[begin Data shown]

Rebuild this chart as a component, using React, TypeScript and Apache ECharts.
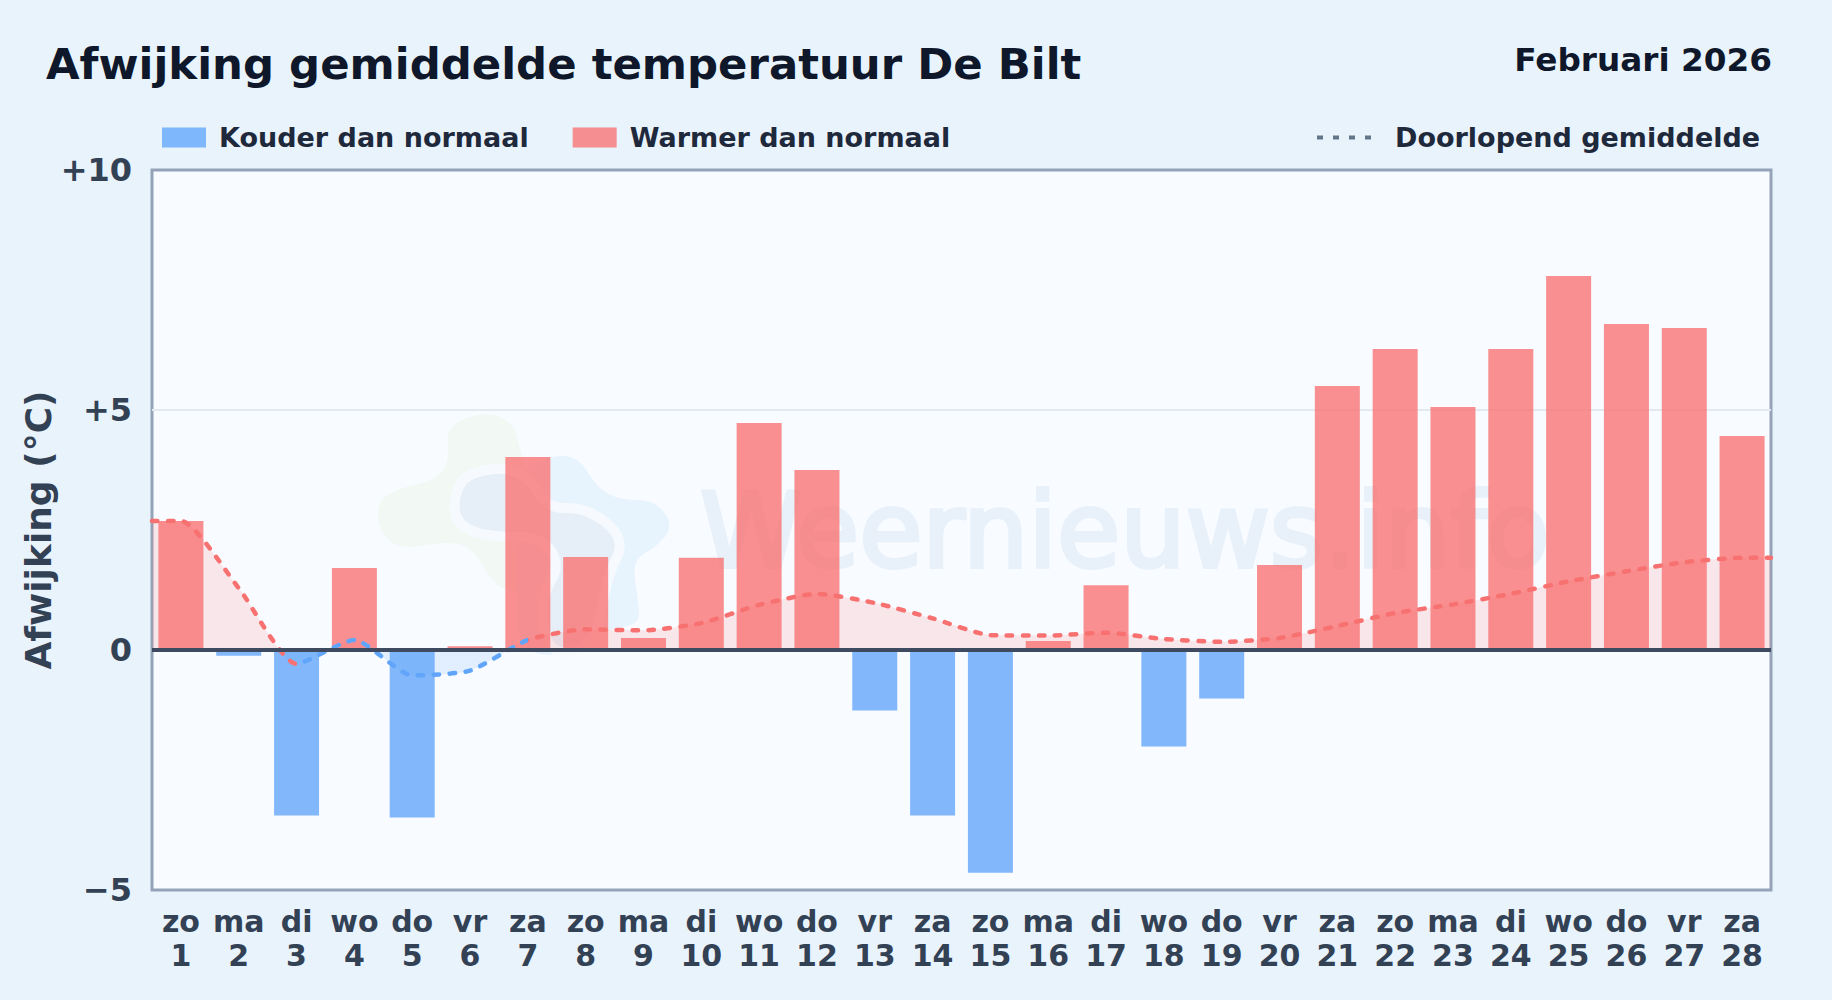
import React, { useEffect, useRef } from "react";
import * as echarts from "echarts";

const weekdays = ["zo","ma","di","wo","do","vr","za","zo","ma","di","wo","do","vr","za","zo","ma","di","wo","do","vr","za","zo","ma","di","wo","do","vr","za"];
const days = [1,2,3,4,5,6,7,8,9,10,11,12,13,14,15,16,17,18,19,20,21,22,23,24,25,26,27,28];
const anomalies = [2.69,-0.12,-3.45,1.71,-3.49,0.08,4.02,1.94,0.25,1.92,4.73,3.75,-1.26,-3.45,-4.64,0.19,1.35,-2.01,-1.01,1.77,5.5,6.27,5.06,6.27,7.79,6.79,6.71,4.46];
const runningMean = [2.69,1.29,-0.29,0.21,-0.53,-0.43,0.21,0.43,0.41,0.56,0.94,1.17,0.98,0.66,0.31,0.3,0.36,0.23,0.17,0.25,0.5,0.77,0.95,1.17,1.43,1.64,1.83,1.92];
const yTicks: Record<string, string> = { "10": "+10", "5": "+5", "0": "0", "-5": "\u22125" };
const coldStretch = [2.5, 6.5];

const FONT = "DejaVu Sans";
const RED = "#f87171";
const BLUE = "#60a5fa";
const BAR_RED = "rgba(248,113,113,0.78)";
const BAR_BLUE = "rgba(96,165,250,0.78)";
const SMOOTH = 0.2;

function blob(p: number[][]): string {
  const n = p.length;
  const mid = (a: number[], b: number[]) => [(a[0] + b[0]) / 2, (a[1] + b[1]) / 2];
  const s = mid(p[n - 1], p[0]);
  let d = `M${s[0]} ${s[1]}`;
  for (let i = 0; i < n; i++) {
    const m = mid(p[i], p[(i + 1) % n]);
    d += `Q${p[i][0]} ${p[i][1]} ${m[0]} ${m[1]}`;
  }
  return d + "Z";
}

const greenBlob = [[487,411],[515,424],[520,452],[540,500],[545,590],[505,592],[490,578],[470,545],[440,542],[400,550],[378,530],[378,500],[400,488],[436,480],[450,460],[446,425]];
const blueBlob = [[548,456],[578,456],[597,488],[620,500],[655,500],[674,526],[655,548],[632,560],[638,600],[640,625],[600,630],[570,655],[530,655],[515,630],[520,520],[520,470]];
const innerBlob = [[458,500],[470,476],[520,472],[545,514],[585,512],[620,540],[605,570],[598,600],[590,640],[552,652],[545,600],[566,565],[545,532],[490,532],[462,522]];

echarts.graphic.registerShape("wmGreen", echarts.graphic.extendPath(blob(greenBlob), {}));
echarts.graphic.registerShape("wmBlue", echarts.graphic.extendPath(blob(blueBlob), {}));
echarts.graphic.registerShape("wmInner", echarts.graphic.extendPath(blob(innerBlob), {}));

export default function App() {
  const ref = useRef<HTMLDivElement>(null);
  useEffect(() => {
    document.body.style.margin = "0";
    const chart = echarts.init(ref.current!, undefined, { renderer: "svg" });
    const linePoints = [
      [0, runningMean[0]],
      ...runningMean.map((v, i) => [i + 0.5, v]),
      [runningMean.length, runningMean[runningMean.length - 1]],
    ];
    chart.setOption({
      animation: false,
      backgroundColor: "#e9f3fc",
      textStyle: { fontFamily: FONT },
      title: [
        { text: "Afwijking gemiddelde temperatuur De Bilt", left: 41, top: 37, textStyle: { fontFamily: FONT, fontSize: 43.4, fontWeight: "bold", color: "#0f172a" } },
        { text: "Februari 2026", right: 55, top: 38, textStyle: { fontFamily: FONT, fontSize: 32.7, fontWeight: "bold", color: "#0f172a" } },
      ],
      legend: [
        {
          left: 157, top: 119, itemWidth: 44, itemHeight: 20, itemGap: 44,
          data: [
            { name: "Kouder dan normaal", icon: "rect" },
            { name: "Warmer dan normaal", icon: "rect" },
          ],
          textStyle: { fontFamily: FONT, fontSize: 27, fontWeight: "bold", color: "#1e293b", padding: [0, 0, 0, 8] },
          selectedMode: false,
        },
        {
          left: 1312, top: 119, itemWidth: 54, itemHeight: 4,
          data: [{ name: "Doorlopend gemiddelde", icon: "path://M0 0h6v4h-6zM16 0h6v4h-6zM32 0h6v4h-6zM48 0h6v4h-6z", itemStyle: { color: "#64748b" } }],
          textStyle: { fontFamily: FONT, fontSize: 27, fontWeight: "bold", color: "#1e293b", padding: [0, 0, 0, 19] },
          selectedMode: false,
        },
      ],
      grid: { left: 152, right: 61, top: 170, bottom: 110, show: true, backgroundColor: "#f8fbff", borderColor: "#94a3b8", borderWidth: 3 },
      xAxis: [
        {
          type: "category",
          data: weekdays.map((w, i) => `${w}\n${days[i]}`),
          position: "bottom",
          axisLine: { show: false, onZero: false },
          axisTick: { show: false },
          splitLine: { show: false },
          axisLabel: { interval: 0, margin: 14, color: "#334155", fontFamily: FONT, fontSize: 30, fontWeight: "bold", lineHeight: 34 },
        },
        { type: "value", min: 0, max: days.length, show: false, splitLine: { show: false } },
      ],
      yAxis: {
        type: "value", min: -5, max: 10, interval: 5,
        name: "Afwijking (\u00b0C)", nameLocation: "middle", nameRotate: 90, nameGap: 96, nameMoveOverlap: false,
        nameTextStyle: { fontFamily: FONT, fontSize: 36, fontWeight: "bold", color: "#334155" },
        axisLine: { show: false }, axisTick: { show: false },
        splitLine: { show: true, showMinLine: false, showMaxLine: false, lineStyle: { color: "#e4e9ef", width: 2 } },
        axisLabel: { margin: 20, color: "#334155", fontFamily: FONT, fontSize: 32, fontWeight: "bold", formatter: (v: number) => yTicks[String(v)] ?? String(v) },
      },
      visualMap: [
        { show: false, seriesIndex: 2, dimension: 1, pieces: [{ min: -100, max: 0, color: BLUE }, { min: 0, max: 100, color: RED }] },
        { show: false, seriesIndex: 3, dimension: 0, pieces: [{ min: -100, max: coldStretch[0], color: RED }, { min: coldStretch[0], max: coldStretch[1], color: BLUE }, { min: coldStretch[1], max: 100, color: RED }] },
      ],
      graphic: [
        { type: "wmGreen", x: 0, y: 0, z: 1, silent: true, style: { fill: "#f2f8f3" } },
        { type: "wmBlue", x: 0, y: 0, z: 1, silent: true, style: { fill: "#e7f3fd" } },
        { type: "wmInner", x: 0, y: 0, z: 1, silent: true, style: { fill: "#e6eff8", stroke: "#f6fafe", lineWidth: 20 } },
        { type: "wmInner", x: 0, y: 0, z: 1, silent: true, style: { fill: "#e6eff8" } },
        { type: "text", x: 700, y: 479, z: 1, silent: true, style: { text: "Weernieuws.info", fontFamily: FONT, fontSize: 103, fill: "#e8f1fa", stroke: "#e8f1fa", lineWidth: 4 } },
      ],
      series: [
        { name: "Kouder dan normaal", type: "bar", stack: "d", barWidth: 45, itemStyle: { color: BAR_BLUE }, data: anomalies.map((v) => (v < 0 ? v : null)) },
        { name: "Warmer dan normaal", type: "bar", stack: "d", barWidth: 45, itemStyle: { color: BAR_RED }, data: anomalies.map((v) => (v >= 0 ? v : null)) },
        {
          name: "Doorlopend vulling", type: "line", xAxisIndex: 1, yAxisIndex: 0, smooth: SMOOTH, showSymbol: false, symbol: "none",
          lineStyle: { width: 0 },
          areaStyle: { opacity: 0.15 },
          data: linePoints,
        },
        {
          name: "Doorlopend gemiddelde", type: "line", xAxisIndex: 1, yAxisIndex: 0, smooth: SMOOTH, showSymbol: false, symbol: "none",
          lineStyle: { width: 4.5, type: [5.5, 10.5], cap: "round" },
          data: linePoints,
          markLine: { silent: true, symbol: "none", label: { show: false }, lineStyle: { color: "#3e4a5f", width: 4, type: "solid" }, data: [{ yAxis: 0 }] },
        },
      ],
    });
    return () => chart.dispose();
  }, []);
  return <div ref={ref} style={{ width: 1832, height: 1000 }} />;
}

[end Data shown]

* [What you need to do]: Without the pictures, please reproduce each line of the listing above exactly, from the first one through the line bearing "import * as".

* [Solution for this problem]:
Rebuild this chart as a component, using React, TypeScript and Apache ECharts.
import React, { useEffect, useRef } from "react";
import * as echarts from "echarts";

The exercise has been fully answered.